Los Angeles: The emergency evacuation orders that had been issued three days ago regarding damaged Oroville Dam spillway has been lifted and people have been allowed to return back to their abandoned homes. People were summarily told to evacuate the region close to the Oroville Dam, the highest dam in United States.
On Sunday, the residents of the area were told to immediately evacuate to safer places, leaving everything behind. It was something that had never happened with the people and so the anxiety and the fear was on its zenith.
Now while the residents have been allowed to go back to their homes, fear is palpable in the region. Nonetheless, despite being apprehensive about the development people were happy to be finally back to their homes.

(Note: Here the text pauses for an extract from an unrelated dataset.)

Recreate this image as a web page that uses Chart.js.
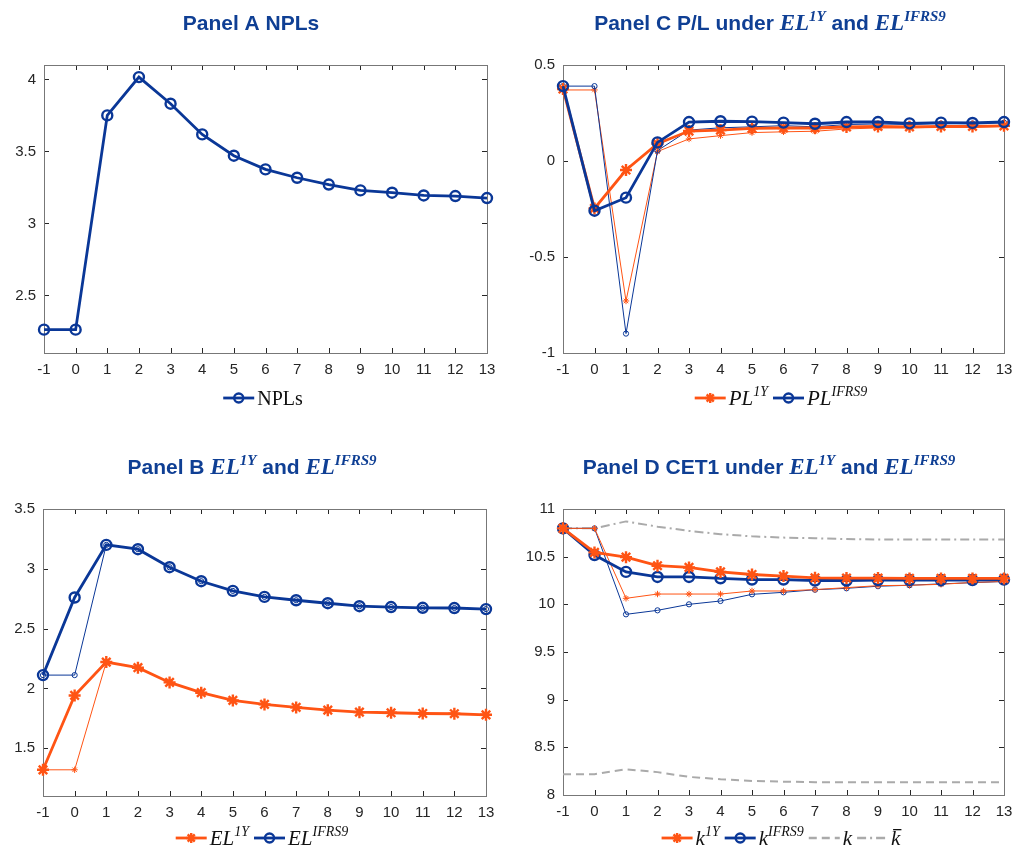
<!DOCTYPE html>
<html>
<head>
<meta charset="utf-8">
<script src="https://cdn.jsdelivr.net/npm/chart.js@4"></script>
<style>
  body { margin: 0; background: #fff; }
  .panel { position: absolute; width: 508px; height: 424px; }
</style>
</head>
<body>
<div class="panel" style="left:0;top:0"><canvas id="pA" width="508" height="424"></canvas></div>
<div class="panel" style="left:508px;top:0"><canvas id="pC" width="508" height="424"></canvas></div>
<div class="panel" style="left:0;top:424px"><canvas id="pB" width="508" height="424"></canvas></div>
<div class="panel" style="left:508px;top:424px"><canvas id="pD" width="508" height="424"></canvas></div>
<script>
const periods = [-1, 0, 1, 2, 3, 4, 5, 6, 7, 8, 9, 10, 11, 12, 13];

// Panel A
const npls = [2.262, 2.262, 3.75, 4.016, 3.831, 3.618, 3.47, 3.375, 3.317, 3.27, 3.229, 3.213, 3.194, 3.19, 3.176];

// Panel B
const el1Y = [1.319, 1.941, 2.22, 2.173, 2.05, 1.964, 1.899, 1.866, 1.841, 1.818, 1.801, 1.796, 1.79, 1.788, 1.779];
const el1YThin = [1.319, 1.319, 2.22, 2.173, 2.05, 1.964, 1.899, 1.866, 1.841, 1.818, 1.801, 1.796, 1.79, 1.788, 1.779];
const elIFRS9 = [2.111, 2.76, 3.2, 3.164, 3.013, 2.896, 2.815, 2.765, 2.737, 2.712, 2.687, 2.68, 2.674, 2.672, 2.663];
const elIFRS9Thin = [2.111, 2.111, 3.2, 3.164, 3.013, 2.896, 2.815, 2.765, 2.737, 2.712, 2.687, 2.68, 2.674, 2.672, 2.663];

// Panel C
const pl1Y = [0.375, -0.247, -0.047, 0.09, 0.156, 0.161, 0.17, 0.172, 0.172, 0.177, 0.18, 0.178, 0.18, 0.18, 0.183];
const pl1YThin = [0.37, 0.37, -0.729, 0.049, 0.115, 0.132, 0.148, 0.152, 0.155, 0.167, 0.172, 0.172, 0.175, 0.175, 0.18];
const plIFRS9 = [0.39, -0.259, -0.191, 0.097, 0.203, 0.207, 0.205, 0.2, 0.194, 0.203, 0.203, 0.196, 0.2, 0.198, 0.203];
const plIFRS9Thin = [0.39, 0.39, -0.899, 0.054, 0.161, 0.173, 0.178, 0.184, 0.178, 0.19, 0.193, 0.19, 0.195, 0.195, 0.2];

// Panel D
const k1Y = [10.797, 10.545, 10.495, 10.405, 10.387, 10.34, 10.313, 10.296, 10.278, 10.275, 10.275, 10.272, 10.272, 10.272, 10.272];
const k1YThin = [10.797, 10.797, 10.063, 10.108, 10.108, 10.108, 10.14, 10.14, 10.155, 10.175, 10.196, 10.2, 10.21, 10.23, 10.24];
const kIFRS9 = [10.797, 10.517, 10.34, 10.287, 10.287, 10.273, 10.26, 10.26, 10.25, 10.25, 10.255, 10.255, 10.255, 10.255, 10.26];
const kIFRS9Thin = [10.797, 10.797, 9.895, 9.937, 10.0, 10.035, 10.105, 10.126, 10.153, 10.168, 10.19, 10.2, 10.215, 10.227, 10.24];
const kLow = [8.218, 8.218, 8.27, 8.24, 8.19, 8.165, 8.148, 8.14, 8.135, 8.135, 8.135, 8.135, 8.135, 8.135, 8.135];
const kBar = [10.797, 10.797, 10.87, 10.815, 10.77, 10.736, 10.713, 10.7, 10.693, 10.685, 10.68, 10.68, 10.68, 10.68, 10.68];

const yTicksA = [2.5, 3, 3.5, 4];
const yTicksB = [1.5, 2, 2.5, 3, 3.5];
const yTicksC = [-1, -0.5, 0, 0.5];
const yTicksD = [8, 8.5, 9, 9.5, 10, 10.5, 11];

const BLUE = '#0a3797';
const ORANGE = '#ff5414';
const GRAY = '#aaaaaa';
const TITLE = '#0f3f94';
const AXIS = '#262626';

const styles = {
  thickBlue: { color: BLUE, width: 2.8, marker: 'circle', r: 5, mw: 2.4 },
  thinBlue: { color: BLUE, width: 1, marker: 'circle', r: 2.6, mw: 1 },
  thickOrange: { color: ORANGE, width: 2.8, marker: 'star', r: 6, mw: 2.4 },
  thinOrange: { color: ORANGE, width: 1, marker: 'star', r: 3.2, mw: 1 },
  dash: { color: GRAY, width: 2, dash: [8, 5] },
  dashDot: { color: GRAY, width: 2, dash: [9, 4, 2, 4] }
};

const toDataset = ([values, st]) => {
  const s = styles[st];
  return {
    data: periods.map((p, i) => ({ x: p, y: values[i] })),
    borderColor: s.color,
    borderWidth: s.width,
    borderDash: s.dash || [],
    pointStyle: s.marker || false,
    pointRadius: s.marker ? s.r : 0,
    pointBorderWidth: s.mw || 0,
    pointBorderColor: s.color,
    pointBackgroundColor: 'rgba(0,0,0,0)',
    pointHoverRadius: s.marker ? s.r : 0,
    tension: 0,
    clip: false
  };
};

const sans = 'Liberation Sans';
const serif = 'Liberation Serif';

function drawRuns(ctx, runs, cx, y) {
  let total = 0;
  runs.forEach(r => { ctx.font = r.f; r.w = ctx.measureText(r.t).width; total += r.w; });
  let x = cx - total / 2;
  runs.forEach(r => {
    ctx.font = r.f;
    ctx.fillText(r.t, x, y - (r.up || 0));
    x += r.w;
  });
}

const tSans = t => ({ t, f: 'bold 21px ' + sans });
const tEL = () => ({ t: 'EL', f: 'italic bold 23px ' + serif });
const tSup = t => ({ t, f: 'italic bold 15px ' + serif, up: 9 });

function legendSample(ctx, x, y, st) {
  const s = styles[st];
  ctx.save();
  ctx.strokeStyle = s.color;
  ctx.lineWidth = s.marker ? 2.8 : 2.4;
  ctx.setLineDash(s.dash || []);
  ctx.beginPath();
  ctx.moveTo(x, y);
  ctx.lineTo(x + 31, y);
  ctx.stroke();
  ctx.setLineDash([]);
  if (s.marker === 'circle') {
    ctx.lineWidth = 2.4;
    ctx.beginPath();
    ctx.arc(x + 15.5, y, 4.5, 0, Math.PI * 2);
    ctx.stroke();
  } else if (s.marker === 'star') {
    ctx.lineWidth = 2.4;
    ctx.beginPath();
    for (let a = 0; a < 4; a++) {
      const ang = a * Math.PI / 4;
      ctx.moveTo(x + 15.5 - 5 * Math.cos(ang), y - 5 * Math.sin(ang));
      ctx.lineTo(x + 15.5 + 5 * Math.cos(ang), y + 5 * Math.sin(ang));
    }
    ctx.stroke();
  }
  ctx.restore();
}

function framePlugin(cfg) {
  return {
    id: 'frame' + cfg.id,
    beforeDatasetsDraw(chart) {
      const { ctx, chartArea: a, scales: { x, y } } = chart;
      ctx.save();
      ctx.strokeStyle = AXIS;
      ctx.lineWidth = 1;
      ctx.beginPath();
      x.ticks.forEach((t, i) => {
        const px = Math.round(x.getPixelForTick(i)) + 0.5;
        ctx.moveTo(px, a.bottom); ctx.lineTo(px, a.bottom - 5);
        ctx.moveTo(px, a.top); ctx.lineTo(px, a.top + 5);
      });
      y.ticks.forEach((t, i) => {
        const py = Math.round(y.getPixelForTick(i)) + 0.5;
        ctx.moveTo(a.left, py); ctx.lineTo(a.left + 5, py);
        ctx.moveTo(a.right, py); ctx.lineTo(a.right - 5, py);
      });
      ctx.stroke();
      ctx.strokeStyle = '#777';
      ctx.strokeRect(Math.round(a.left) + 0.5, Math.round(a.top) + 0.5,
        Math.round(a.right - a.left), Math.round(a.bottom - a.top));
      ctx.restore();
    },
    afterDraw(chart) {
      const { ctx, chartArea: a } = chart;
      ctx.save();
      ctx.fillStyle = TITLE;
      ctx.textBaseline = 'alphabetic';
      drawRuns(ctx, cfg.title, cfg.titleX, cfg.titleY);
      // legend
      ctx.fillStyle = '#111';
      let total = 0;
      cfg.legend.forEach(it => {
        it.runs.forEach(r => { ctx.font = r.f; r.w = ctx.measureText(r.t).width; });
        it.w = 34 + it.runs.reduce((s, r) => s + r.w, 0) + 5;
        total += it.w;
      });
      let lx = (a.left + a.right) / 2 - total / 2;
      const ly = cfg.legendY;
      cfg.legend.forEach(it => {
        legendSample(ctx, lx, ly, it.style);
        let tx = lx + 34;
        it.runs.forEach(r => {
          ctx.font = r.f;
          ctx.fillText(r.t, tx, ly + 7 - (r.up || 0));
          if (r.bar) ctx.fillRect(tx + 2, ly - 9, r.w - 1, 1.3);
          tx += r.w;
        });
        lx += it.w;
      });
      ctx.restore();
    }
  };
}

const mi = t => ({ t, f: 'italic 21px ' + serif });
const ms = t => ({ t, f: 'italic 14px ' + serif, up: 9 });

function panel(cfg) {
  return new Chart(document.getElementById(cfg.id).getContext('2d'), {
    type: 'line',
    data: { datasets: cfg.sets.map(toDataset) },
    options: {
      responsive: false,
      animation: false,
      events: [],
      layout: { padding: { top: cfg.top, right: cfg.right, bottom: cfg.bottom, left: 0 } },
      plugins: { legend: { display: false }, title: { display: false }, tooltip: { enabled: false } },
      scales: {
        x: {
          type: 'linear', min: -1, max: 13,
          grid: { display: false, drawTicks: false },
          border: { display: false },
          afterBuildTicks: s => { s.ticks = periods.map(v => ({ value: v })); },
          afterFit: s => { s.height = 30; s.paddingLeft = 0; s.paddingRight = 0; },
          ticks: { padding: 8, color: AXIS, font: { family: sans, size: 15 }, autoSkip: false, maxRotation: 0, callback: v => String(v) }
        },
        y: {
          type: 'linear', min: cfg.ymin, max: cfg.ymax,
          grid: { display: false, drawTicks: false },
          border: { display: false },
          afterBuildTicks: s => { s.ticks = cfg.yTicks.map(v => ({ value: v })); },
          afterFit: s => { s.width = cfg.left; s.paddingTop = 0; s.paddingBottom = 0; },
          ticks: { padding: 8, color: AXIS, font: { family: sans, size: 15 }, callback: v => String(v) }
        }
      }
    },
    plugins: [framePlugin(cfg)]
  });
}

panel({
  id: 'pA', top: 65, right: 21, bottom: 41, left: 44,
  ymin: 2.1, ymax: 4.1, yTicks: yTicksA,
  sets: [[npls, 'thickBlue']],
  title: [tSans('Panel A NPLs')], titleX: 251, titleY: 30,
  legendY: 398,
  legend: [{ style: 'thickBlue', runs: [{ t: 'NPLs', f: '20px ' + serif }] }]
});

panel({
  id: 'pC', top: 65, right: 12, bottom: 41, left: 55,
  ymin: -1, ymax: 0.5, yTicks: yTicksC,
  sets: [[plIFRS9, 'thickBlue'], [pl1Y, 'thickOrange'], [plIFRS9Thin, 'thinBlue'], [pl1YThin, 'thinOrange']],
  title: [tSans('Panel C P/L under '), tEL(), tSup('1Y'), tSans(' and '), tEL(), tSup('IFRS9')],
  titleX: 262, titleY: 30,
  legendY: 398,
  legend: [
    { style: 'thickOrange', runs: [mi('PL'), ms('1Y')] },
    { style: 'thickBlue', runs: [mi('PL'), ms('IFRS9')] }
  ]
});

panel({
  id: 'pB', top: 85, right: 22, bottom: 22, left: 43,
  ymin: 1.1, ymax: 3.5, yTicks: yTicksB,
  sets: [[elIFRS9, 'thickBlue'], [el1Y, 'thickOrange'], [elIFRS9Thin, 'thinBlue'], [el1YThin, 'thinOrange']],
  title: [tSans('Panel B '), tEL(), tSup('1Y'), tSans(' and '), tEL(), tSup('IFRS9')],
  titleX: 252, titleY: 50,
  legendY: 414,
  legend: [
    { style: 'thickOrange', runs: [mi('EL'), ms('1Y')] },
    { style: 'thickBlue', runs: [mi('EL'), ms('IFRS9')] }
  ]
});

panel({
  id: 'pD', top: 85, right: 12, bottom: 23, left: 55,
  ymin: 8, ymax: 11, yTicks: yTicksD,
  sets: [[k1Y, 'thickOrange'], [kIFRS9, 'thickBlue'], [k1YThin, 'thinOrange'], [kIFRS9Thin, 'thinBlue'], [kLow, 'dash'], [kBar, 'dashDot']],
  title: [tSans('Panel D CET1 under '), tEL(), tSup('1Y'), tSans(' and '), tEL(), tSup('IFRS9')],
  titleX: 261, titleY: 50,
  legendY: 414,
  legend: [
    { style: 'thickOrange', runs: [mi('k'), ms('1Y')] },
    { style: 'thickBlue', runs: [mi('k'), ms('IFRS9')] },
    { style: 'dash', runs: [mi('k')] },
    { style: 'dashDot', runs: [Object.assign(mi('k'), { bar: true })] }
  ]
});
</script>
</body>
</html>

The three counties that were evacuated and looked like ghost towns, saw a semblance of normalcy return as cars started streaming back. As the fear of disaster died down, officials downgraded the evacuation order to a warning, allowing residents of Butte, Sutter and Yuba counties to return.
Reports suggest that officials became rather confident as the water level at the lake dropped below danger level. Despite the development officials still remained apprehensive. Butte County Sheriff Kory Honea on Tuesday cautioned residents and business owners to “maintain situational awareness” with a series of storms forecast for later in the week.

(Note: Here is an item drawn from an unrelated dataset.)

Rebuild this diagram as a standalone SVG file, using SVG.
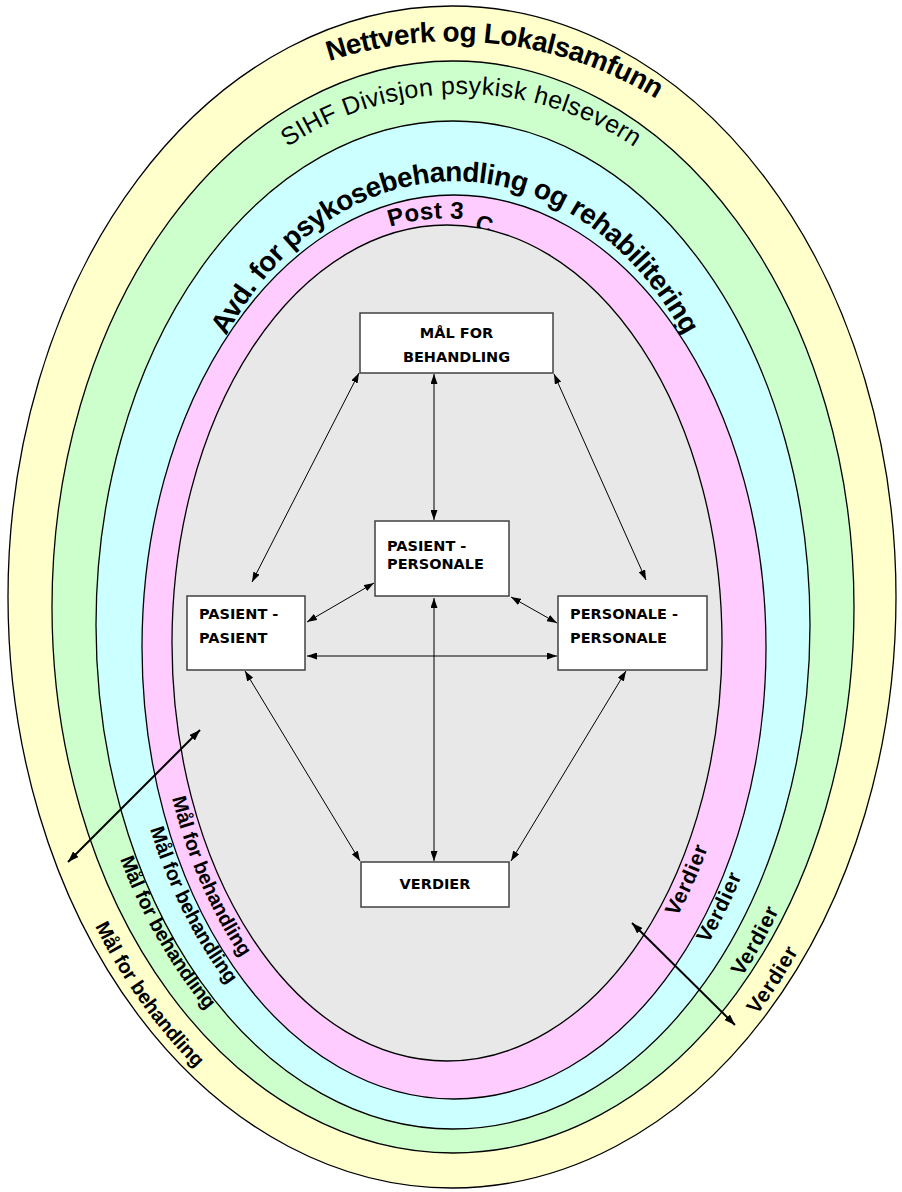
<svg xmlns="http://www.w3.org/2000/svg" width="902" height="1192" viewBox="0 0 902 1192">
<style>
.ring{stroke:#000;stroke-width:1.3}
.arc{font-family:"Liberation Sans",Arial,sans-serif;font-weight:bold;fill:#000}
.box{fill:#fff;stroke:#404040;stroke-width:1.5}
.lbl{font-family:"DejaVu Sans",Verdana,sans-serif;font-weight:bold;font-size:14.5px;fill:#000}
.con{stroke:#000;stroke-width:1;fill:none;marker-start:url(#ah);marker-end:url(#ah)}
.big{stroke:#000;stroke-width:2;fill:none;marker-start:url(#ah2);marker-end:url(#ah2)}
</style>
<defs>
<marker id="ah" viewBox="0 0 10 7" refX="10" refY="3.5" markerWidth="10" markerHeight="7" markerUnits="userSpaceOnUse" orient="auto-start-reverse"><path d="M0,0 L10,3.5 L0,7 z" fill="#000"/></marker>
<marker id="ah2" viewBox="0 0 10 7" refX="10" refY="3.5" markerWidth="11" markerHeight="8" markerUnits="userSpaceOnUse" orient="auto-start-reverse"><path d="M0,0 L10,3.5 L0,7 z" fill="#000"/></marker>
<path id="pNett" d="M65.9 365.9 A392 392 0 0 1 843.4 455.9"/>
<path id="pSihf" d="M155.7 350.2 A310 310 0 0 1 766.3 350.2"/>
<path id="pAvd" d="M179.3 482.6 A280 365 0 0 1 730.7 482.6"/>
<path id="pPost" d="M390 227 A180 180 0 0 1 560.7 260.5"/>
<path id="mPink" d="M172 798 A297 440 0 0 0 450.5 1085"/>
<path id="mCyan" d="M150 829 A332.2 474.7 0 0 0 453.5 1110.7"/>
<path id="mGreen" d="M120 859 A376.4 521.4 0 0 0 453 1137.4"/>
<path id="mYellow" d="M95 926 A431 580 0 0 0 452.5 1182"/>
<path id="vPink" d="M677 917 A291.5 432 0 0 0 702.9 429"/>
<path id="vCyan" d="M708 944 A333.5 476.6 0 0 0 742.3 397.7"/>
<path id="vGreen" d="M742 977 A389.1 539 0 0 0 790 346.5"/>
<path id="vYellow" d="M757 1015 A432.3 581.8 0 0 0 826.9 311.1"/>
</defs>
<g id="ring-nettverk">
<ellipse class="ring" cx="452" cy="597" rx="444" ry="591" fill="#FFFFCC"/>
<text class="arc" font-size="28"><textPath href="#pNett" startOffset="50%" text-anchor="middle" textLength="340">Nettverk og Lokalsamfunn</textPath></text>
<text class="arc" font-size="20"><textPath href="#mYellow" textLength="175">Mål for behandling</textPath></text>
<text class="arc" font-size="21"><textPath href="#vYellow" textLength="76">Verdier</textPath></text>
</g>
<g id="ring-sihf">
<ellipse class="ring" cx="453" cy="607" rx="401" ry="546" fill="#CCFFCC"/>
<text class="arc" font-size="25" style="font-weight:normal"><textPath href="#pSihf" startOffset="50%" text-anchor="middle" textLength="368">SIHF Divisjon psykisk helsevern</textPath></text>
<text class="arc" font-size="20"><textPath href="#mGreen" textLength="175">Mål for behandling</textPath></text>
<text class="arc" font-size="21"><textPath href="#vGreen" textLength="76">Verdier</textPath></text>
</g>
<g id="ring-avd">
<ellipse class="ring" cx="453" cy="625" rx="357" ry="504" fill="#CCFFFF"/>
<text class="arc" font-size="28"><textPath href="#pAvd" startOffset="50%" text-anchor="middle" textLength="580">Avd. for psykosebehandling og rehabilitering</textPath></text>
<text class="arc" font-size="20"><textPath href="#mCyan" textLength="175">Mål for behandling</textPath></text>
<text class="arc" font-size="21"><textPath href="#vCyan" textLength="76">Verdier</textPath></text>
</g>
<g id="ring-post">
<ellipse class="ring" cx="454" cy="647" rx="312" ry="452" fill="#FFCCFF"/>
<text class="arc" font-size="24"><textPath href="#pPost" textLength="74">Post 3</textPath></text>
<text class="arc" font-size="23" transform="translate(474 229) rotate(18)">C</text>
<text class="arc" font-size="20"><textPath href="#mPink" textLength="175">Mål for behandling</textPath></text>
<text class="arc" font-size="21"><textPath href="#vPink" textLength="76">Verdier</textPath></text>
</g>
<g id="core">
<ellipse class="ring" cx="447" cy="643" rx="275" ry="418" fill="#E8E8E8"/>
</g>
<g id="connectors">
<line class="con" x1="359" y1="373" x2="252" y2="582"/>
<line class="con" x1="434" y1="374" x2="434" y2="520"/>
<line class="con" x1="554" y1="374" x2="646" y2="580"/>
<line class="con" x1="374" y1="583" x2="307" y2="622"/>
<line class="con" x1="511" y1="597" x2="557" y2="623"/>
<line class="con" x1="307" y1="656" x2="557" y2="656"/>
<line class="con" x1="434" y1="598" x2="434" y2="861"/>
<line class="con" x1="245" y1="671" x2="360" y2="861"/>
<line class="con" x1="626" y1="671" x2="511" y2="861"/>
<line class="big" x1="68" y1="862" x2="200" y2="730"/>
<line class="big" x1="632" y1="923" x2="735" y2="1025"/>
</g>
<g id="node-maal">
<rect class="box" x="360" y="313" width="193" height="60"/>
<text class="lbl" x="456.5" y="338" text-anchor="middle">MÅL FOR</text>
<text class="lbl" x="456.5" y="362" text-anchor="middle">BEHANDLING</text>
</g>
<g id="node-pasient-personale">
<rect class="box" x="375" y="521" width="134" height="75"/>
<text class="lbl" x="387" y="551">PASIENT -</text>
<text class="lbl" x="387" y="569">PERSONALE</text>
</g>
<g id="node-pasient-pasient">
<rect class="box" x="187" y="596" width="118" height="74"/>
<text class="lbl" x="199" y="619">PASIENT -</text>
<text class="lbl" x="199" y="643">PASIENT</text>
</g>
<g id="node-personale-personale">
<rect class="box" x="558" y="596" width="149" height="74"/>
<text class="lbl" x="570" y="619">PERSONALE -</text>
<text class="lbl" x="570" y="643">PERSONALE</text>
</g>
<g id="node-verdier">
<rect class="box" x="361" y="862" width="148" height="45"/>
<text class="lbl" x="435" y="889" text-anchor="middle">VERDIER</text>
</g>
</svg>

He said that those people who need longer time if the situation return, they should not return now. “People who have special needs or require extended time to evacuate should consider remaining evacuated,” Honea added.
Earlier the officials said they decided the evacuation for residents as the last resort. The California Department of Water Resources warned that the emergency spillway next to the dam was “predicted to fail”. California Fire Incident commander, Kevin Lawson, said officials stood by the decision to evacuate residents, rather than risk thousands of lives. He said if the situation was not dealt with they were looking at “a 30ft wall of water coming out of the lake”.
A senior official for the California department of Water Resources said that oroville dam itself was “sound” and structurally separate from the auxiliary spillway. The dam built on the Feather River, very close to city of Oroville, California, is as high as 770 feet. This makes it the tallest dam in the US. Oroville Dam impounds Lake Oroville, the second largest man-made lake in the state of California, capable of storing more than 3.5 million acre-feet of water.